I hope I didn't make too many errors, and that this helps.

James

f [ maxSq_ ] :=
  Module [ { bin1, bin2, bin3, dup1, dup2, dup3, i = 1, i2, matches, new},
   bin1 = bin2 = bin3 = {};
   (* bin1: pairs of squares occurring once only *)
   (* bin2:  pairs of squares occurring twice only *)
   (* bin3:  pairs of squares occurring thrice or more *)
   While [ True,
    (* new := new candidate pairs of squares: *)
    ++i; i2 = i i;
    new = Table[i2 + j j, {j, 1, i - 1}];
    If [ First [ new ] > maxSq,
     Return [ {bin2 // Length, bin2 } ] ];
    (* trim new, removing overlarge pairs: *)
    If [ Last [ new ] > maxSq,
     new = Select[new, # <= maxSq &]];

    dup1 = Intersection[bin1, new];
    dup2 = Intersection[bin2, new];
    dup3 = Intersection[bin3, new];

    new = Complement [ new, dup1, dup2, dup3 ];
    bin1 = Union [ Complement [ bin1, dup1 ], new ];
    bin2 = Union [ Complement [ bin2, dup2 ], dup1 ];
    bin3 = Join [ bin3, dup2 ];
    ];
   ];
On Fri, Mar 30, 2012 at 2:34 AM, Cisco Lane <travlorf at yahoo.com> wrote:

> Hi - thanks for the help. I should have said 2 positive squares, without
> respect to order. So for the case of 50, its {5,5} and {1,7} only. SquaresR
> gives {5,5},{1,7},{7,1} times four, for the four permutations of sign
> {+,+},{+,_},{-,+} and {-,-}.
>
> I'm trying to find energy eigenfunctions, with energy proportional to n^2.
> An eigenfunction will be a linear combination of all wave functions with
> the same energy. Right now, I'm just concerned with pairs. Then triplets,
> etc.
>
> The slope is an average, so the first 3 does not have enough data points
> to draw any conclusions, I think.
>
> I tried using your method out to 500 to get:
>
> t=Table[{n,PowersRepresentations[n,2,2]},{n,500}];
> tt=First/@Select[t,Length[Last[#]]==2 &] //Rest
>
> {50, 65, 85, 100, 125, 130, 145, 169, 170, 185, 200, 205,
> 221, 225, 250, 260, 265, 289, 290, 305, 338, 340, 365, 370, 377, 400,
> 410, 442, 445, 450, 481, 485, 493, 500}
>
> and the first problem I see is 100 - This is perhaps using {10,10} twice,
> but I don't think 100 is the sum of the squares of a different pair of
> positive  integers.
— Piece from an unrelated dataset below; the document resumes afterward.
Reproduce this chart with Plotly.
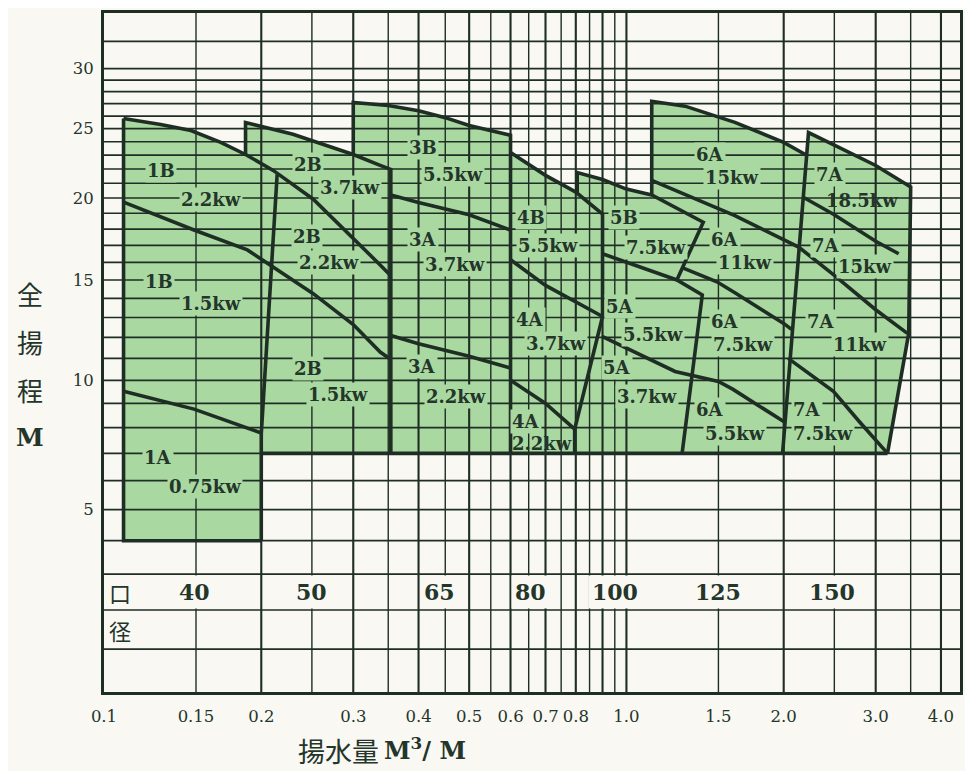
import numpy as np
import plotly.graph_objects as go

# ---------------- data (flow Q in m3/min, head H in m) ----------------
OFF = 10.0                      # vertical scale of the chart is log(H + 10)
Q_MIN, Q_MAX = 0.1, 4.35
H_MIN, H_MAX = 0.0, 35.27

grid_q_major = [0.2, 0.3, 0.4, 0.5, 0.6, 0.7, 0.8, 0.9, 1.0, 2.0, 3.0, 4.0]
grid_q_minor = [0.15, 0.25, 0.35, 0.45, 0.55, 0.65, 0.75, 0.85, 0.95, 1.5, 2.5, 3.5]
grid_h = list(range(1, 31)) + [32.5]

x_tick_vals = [0.1, 0.15, 0.2, 0.3, 0.4, 0.5, 0.6, 0.7, 0.8, 1.0, 1.5, 2.0, 3.0, 4.0]
x_tick_text = ["0.1", "0.15", "0.2", "0.3", "0.4", "0.5", "0.6", "0.7", "0.8", "1.0", "1.5", "2.0", "3.0", "4.0"]
y_tick_vals = [5, 10, 15, 20, 25, 30]
y_tick_text = ["5", "10", "15", "20", "25", "30"]

# operating regions (outlines) per bore size
reg40_q = [0.109, 0.1284, 0.1467, 0.1673, 0.1866, 0.2108, 0.2145, 0.2, 0.2, 0.109]
reg40_h = [25.8, 25.33, 24.86, 23.95, 23.05, 21.9, 21.62, 7.75, 4.0, 4.0]
reg50_q = [0.1866, 0.230, 0.3, 0.3378, 0.354, 0.354, 0.2, 0.2, 0.2145, 0.2108, 0.1866]
reg50_h = [25.48, 24.57, 23.05, 22.26, 21.97, 7.0, 7.0, 7.75, 21.62, 21.9, 23.05]
reg65_q = [0.3, 0.35, 0.4, 0.45, 0.5, 0.6, 0.6, 0.354, 0.354, 0.3378, 0.3]
reg65_h = [27.1, 26.85, 26.42, 25.87, 25.25, 24.5, 7.0, 7.0, 21.97, 22.26, 23.05]
reg80_q = [0.6, 0.7, 0.8, 0.9, 0.9, 0.796, 0.796, 0.6]
reg80_h = [23.2, 21.55, 20.4, 18.94, 13.05, 7.94, 7.0, 7.0]
reg100_q = [0.805, 0.9, 1.0, 1.118, 1.403, 1.249, 1.397, 1.278, 0.796, 0.796, 0.9, 0.9, 0.805]
reg100_h = [21.75, 21.26, 20.6, 20.2, 18.43, 15.0, 14.18, 7.0, 7.0, 7.94, 13.05, 18.94, 20.4]
reg125_q = [1.118, 1.295, 1.613, 2.0, 2.2, 1.99, 1.278, 1.397, 1.249, 1.403, 1.118]
reg125_h = [27.2, 26.8, 25.5, 23.95, 23.05, 7.0, 7.0, 14.18, 15.0, 18.43, 20.2]
reg150_q = [2.231, 2.5, 3.0, 3.5, 3.47, 3.16, 1.99]
reg150_h = [24.7, 23.75, 22.25, 20.75, 12.2, 7.0, 7.0]

# boundary lines (motor power limits and region edges)
edge40_q = [0.2, 0.109, 0.109];             edge40_h = [4.0, 4.0, 25.8]
slant12_q = [0.2, 0.2, 0.2145];             slant12_h = [4.0, 7.75, 21.62]
curveA_q = [0.109, 0.1284, 0.1467, 0.1673, 0.1866, 0.2108, 0.2515, 0.3, 0.3378, 0.354]
curveA_h = [25.8, 25.33, 24.86, 23.95, 23.05, 21.9, 19.92, 17.45, 15.85, 15.24]
curveB_q = [0.109, 0.1487, 0.1881, 0.208, 0.2515, 0.3, 0.3378, 0.354]
curveB_h = [19.73, 17.94, 16.73, 15.85, 14.25, 12.64, 11.3, 10.95]
curveC_q = [0.109, 0.1487, 0.2];           curveC_h = [9.52, 8.76, 7.79]
base_q = [0.2, 3.16];                       base_h = [7.0, 7.0]
b2_q = [0.1866, 0.1866, 0.230, 0.3, 0.3378, 0.354, 0.354]
b2_h = [23.05, 25.48, 24.57, 23.05, 22.26, 21.97, 7.0]
b3_q = [0.3, 0.3, 0.35, 0.4, 0.45, 0.5, 0.6, 0.6]
b3_h = [23.05, 27.1, 26.85, 26.42, 25.87, 25.25, 24.5, 7.0]
b3a_q = [0.354, 0.4, 0.5, 0.6];             b3a_h = [20.2, 19.7, 18.9, 17.94]
b3b_q = [0.354, 0.4, 0.5, 0.6];             b3b_h = [12.1, 11.7, 11.1, 10.55]
b4_q = [0.6, 0.7, 0.8, 0.9, 0.9, 0.796, 0.796]
b4_h = [23.2, 21.55, 20.4, 18.94, 13.05, 7.94, 7.0]
b4a_q = [0.6, 0.7, 0.9];                    b4a_h = [16.15, 14.7, 13.05]
b4b_q = [0.6, 0.7, 0.796];                  b4b_h = [10.0, 9.0, 7.94]
b5_q = [0.805, 0.805, 0.9, 1.0, 1.118, 1.403, 1.249]
b5_h = [20.4, 21.75, 21.26, 20.6, 20.2, 18.43, 15.0]
b5a_q = [0.9, 1.0, 1.249, 1.397, 1.278];    b5a_h = [16.5, 16.0, 15.0, 14.18, 7.0]
b5b_q = [0.9, 1.0, 1.239, 1.5, 1.6, 2.0];   b5b_h = [12.04, 11.5, 10.4, 9.95, 9.6, 8.25]
b6_q = [1.118, 1.118, 1.295, 1.613, 2.0, 2.2]
b6_h = [20.2, 27.2, 26.8, 25.5, 23.95, 23.05]
b6a_q = [1.118, 1.613, 2.136, 2.49, 3.0, 3.45]
b6a_h = [21.2, 18.85, 16.9, 15.3, 13.4, 12.2]
b6b_q = [1.278, 1.49, 1.613, 2.0, 2.07];    b6b_h = [15.7, 14.9, 14.3, 12.7, 12.4]
b7_q = [1.99, 2.231, 2.5, 3.0, 3.5, 3.47, 3.16]
b7_h = [7.0, 24.7, 23.75, 22.25, 20.75, 12.2, 7.0]
b7a_q = [2.18, 2.49, 3.0, 3.32];            b7a_h = [20.05, 18.94, 17.25, 16.5]
b7b_q = [2.04, 2.49, 2.79, 3.16];           b7b_h = [11.0, 9.52, 8.25, 7.0]

# model / motor labels
lab_text = ["1B", "2.2kw", "1B", "1.5kw", "1A", "0.75kw",
            "2B", "3.7kw", "2B", "2.2kw", "2B", "1.5kw",
            "3B", "5.5kw", "3A", "3.7kw", "3A", "2.2kw",
            "4B", "5.5kw", "4A", "3.7kw", "4A", "2.2kw",
            "5B", "7.5kw", "5A", "5.5kw", "5A", "3.7kw",
            "6A", "15kw", "6A", "11kw", "6A", "7.5kw", "6A", "5.5kw",
            "7A", "18.5kw", "7A", "15kw", "7A", "11kw", "7A", "7.5kw"]
lab_q = [0.1283, 0.160, 0.1272, 0.160, 0.127, 0.156,
         0.2456, 0.2962, 0.2446, 0.2695, 0.2456, 0.281,
         0.4086, 0.466, 0.4086, 0.469, 0.406, 0.4708,
         0.658, 0.709, 0.6549, 0.7316, 0.6415, 0.6895,
         0.988, 1.14, 0.9701, 1.122, 0.96, 1.094,
         1.447, 1.594, 1.546, 1.69, 1.546, 1.674, 1.447, 1.613,
         2.45, 2.83, 2.414, 2.86, 2.36, 2.80, 2.212, 2.38]
lab_h = [21.9, 19.92, 14.9, 13.72, 6.83, 5.78,
         22.3, 20.73, 17.51, 16.02, 10.55, 9.39,
         23.57, 21.6, 17.33, 15.85, 10.63, 9.31,
         18.75, 17.02, 12.89, 11.71, 8.27, 7.36,
         18.75, 16.9, 13.56, 12.14, 10.59, 9.31,
         23.05, 21.4, 17.33, 16.02, 12.79, 11.66, 8.76, 7.75,
         21.6, 19.86, 17.02, 15.74, 12.79, 11.66, 8.76, 7.75]

# bore sizes (口径) row
bore_text = ["40", "50", "65", "80", "100", "125", "150"]
bore_q = [0.1487, 0.25, 0.439, 0.655, 0.95, 1.5, 2.47]
bore_h = 2.49

# ---------------- styling ----------------
GREEN = "#a9d8a1"
DARK = "#1f2e24"
TXT = "#24352a"
BG = "#f9f8f3"
SERIF = "DejaVu Serif"
CJK = "Noto Sans CJK JP"

# figure is placed inside the browser's 8px page margin
FIG_W, FIG_H = 957, 763
M_L, M_R, M_T, M_B = 96, 3, 2, 79
PW = FIG_W - M_L - M_R
PH = FIG_H - M_T - M_B


def yy(h):
    return [v + OFF for v in h]


def px(x_abs):            # page x position -> paper fraction
    return (x_abs - 8 - M_L) / PW


def py(y_abs):            # page y position -> paper fraction
    return (FIG_H - M_B - (y_abs - 8)) / PH


fig = go.Figure()

regions = [(reg40_q, reg40_h), (reg50_q, reg50_h), (reg65_q, reg65_h), (reg80_q, reg80_h),
           (reg100_q, reg100_h), (reg125_q, reg125_h), (reg150_q, reg150_h)]
for q, h in regions:
    fig.add_trace(go.Scatter(x=q + [q[0]], y=yy(h + [h[0]]), mode="lines", fill="toself",
                             fillcolor=GREEN, line=dict(width=1, color=GREEN),
                             hoverinfo="skip", showlegend=False))


def vlines(qs):
    x, y = [], []
    for q in qs:
        x += [q, q, None]
        y += [H_MIN + OFF, H_MAX + OFF, None]
    return x, y


def hlines(hs):
    x, y = [], []
    for h in hs:
        x += [Q_MIN, Q_MAX, None]
        y += [h + OFF, h + OFF, None]
    return x, y


for qs, w in [(grid_q_minor, 1.4), (grid_q_major, 2.1)]:
    gx, gy = vlines(qs)
    fig.add_trace(go.Scatter(x=gx, y=gy, mode="lines", line=dict(color=DARK, width=w),
                             hoverinfo="skip", showlegend=False))
gx, gy = hlines(grid_h)
fig.add_trace(go.Scatter(x=gx, y=gy, mode="lines", line=dict(color=DARK, width=1.7),
                         hoverinfo="skip", showlegend=False))

bounds = [(edge40_q, edge40_h), (slant12_q, slant12_h), (curveA_q, curveA_h), (curveB_q, curveB_h),
          (curveC_q, curveC_h), (base_q, base_h), (b2_q, b2_h), (b3_q, b3_h), (b3a_q, b3a_h),
          (b3b_q, b3b_h), (b4_q, b4_h), (b4a_q, b4a_h), (b4b_q, b4b_h), (b5_q, b5_h),
          (b5a_q, b5a_h), (b5b_q, b5b_h), (b6_q, b6_h), (b6a_q, b6a_h), (b6b_q, b6b_h),
          (b7_q, b7_h), (b7a_q, b7a_h), (b7b_q, b7b_h)]
for q, h in bounds:
    fig.add_trace(go.Scatter(x=q, y=yy(h), mode="lines",
                             line=dict(color=DARK, width=3.6),
                             hoverinfo="skip", showlegend=False))

ann = []
for t, q, h in zip(lab_text, lab_q, lab_h):
    plain = (t == "18.5kw") or (h < 7.5 and t == "2.2kw")
    a = dict(x=np.log10(q), y=np.log10(h + OFF), xref="x", yref="y", text="<b>%s</b>" % t,
             xanchor="center", yanchor="middle", showarrow=False,
             font=dict(family=SERIF, size=18, color=TXT), borderpad=1)
    if not plain:
        a["bgcolor"] = GREEN
    ann.append(a)

for t, q in zip(bore_text, bore_q):
    ann.append(dict(x=np.log10(q), y=np.log10(bore_h + OFF), xref="x", yref="y", text="<b>%s</b>" % t,
                    xanchor="center", yanchor="middle", showarrow=False,
                    font=dict(family=SERIF, size=22, color=TXT), bgcolor=BG, borderpad=3))

for ch, hh in [("口", 2.49), ("径", 1.48)]:
    ann.append(dict(x=np.log10(0.1013), y=np.log10(hh + OFF), xref="x", yref="y", text=ch,
                    xanchor="left", yanchor="middle", showarrow=False,
                    font=dict(family=CJK, size=22, color=TXT)))

# axis titles
for ch, yab in [("全", 292), ("揚", 340), ("程", 388)]:
    ann.append(dict(x=px(30), y=py(yab), xref="paper", yref="paper", text=ch,
                    xanchor="center", yanchor="middle", showarrow=False,
                    font=dict(family=CJK, size=26, color=TXT)))
ann.append(dict(x=px(30), y=py(436), xref="paper", yref="paper", text="<b>M</b>",
                xanchor="center", yanchor="middle", showarrow=False,
                font=dict(family=SERIF, size=25, color=TXT)))
ann.append(dict(x=px(296), y=py(751), xref="paper", yref="paper", text="揚水量",
                xanchor="left", yanchor="middle", showarrow=False,
                font=dict(family=CJK, size=27, color=TXT)))
ann.append(dict(x=px(383), y=py(749), xref="paper", yref="paper",
                text="<b>M<sup>3</sup>/ M</b>", xanchor="left", yanchor="middle", showarrow=False,
                font=dict(family=SERIF, size=24, color=TXT)))

fig.update_layout(
    width=FIG_W, height=FIG_H, autosize=False,
    margin=dict(l=M_L, r=M_R, t=M_T, b=M_B, pad=0),
    paper_bgcolor=BG, plot_bgcolor=BG,
    showlegend=False, hovermode=False,
    annotations=ann,
    xaxis=dict(type="log", range=[np.log10(Q_MIN), np.log10(Q_MAX)],
               tickvals=x_tick_vals, ticktext=x_tick_text, ticks="",
               showgrid=False, zeroline=False, showline=True, mirror=True,
               linewidth=3, linecolor=DARK, ticklabelstandoff=7,
               tickfont=dict(family=SERIF, size=16.5, color=TXT)),
    yaxis=dict(type="log", range=[np.log10(H_MIN + OFF), np.log10(H_MAX + OFF)],
               tickvals=[v + OFF for v in y_tick_vals], ticktext=y_tick_text, ticks="",
               showgrid=False, zeroline=False, showline=True, mirror=True,
               linewidth=3, linecolor=DARK, ticklabelstandoff=4,
               tickfont=dict(family=SERIF, size=16.5, color=TXT)),
)

fig.write_html("out.html")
The expression I use is:
>
> set2[nmin_, nmax_] := Module[{w, data},
>  w = Table[{n1, n2, n1^2 + n2^2}, {n1, nmin, nmax}, {n2, n1, nmax}];
>  w = Flatten[w, 1];
>  w = Sort[w, #1[[3]] <= #2[[3]] &];
>  data = {};
>  data = Reap[
>    For[i = 1, i <= Length[w] - 2, i++,
>     If[(w[[i, 3]] == w[[i + 1, 3]]) && (w[[i, 3]] != w[[i + 2, 3]]),
>      Sow[w[[i, 3]]]        ]]  ];
>  data[[2, 1]]
>  ]
>
> which takes the sums of two squares of all numbers between nmin and nmax,
> without respect to order, and picks out the ones that occur only twice.
> Kind of inelegant, but it works, except for the higher numbers. For
> example, if you calculate set2[1,250], you get 7656 entries. You will miss
> the ones that match {250,250} that are of the form e.g. {1,250^2}. So the
> "line" goes straight, then takes a jump as some are missed.
>
> I have gone out as far as set2[1,2000] which took 76 seconds on my machine
> and yielded 528,041 pairs of which about 450,000 seem good.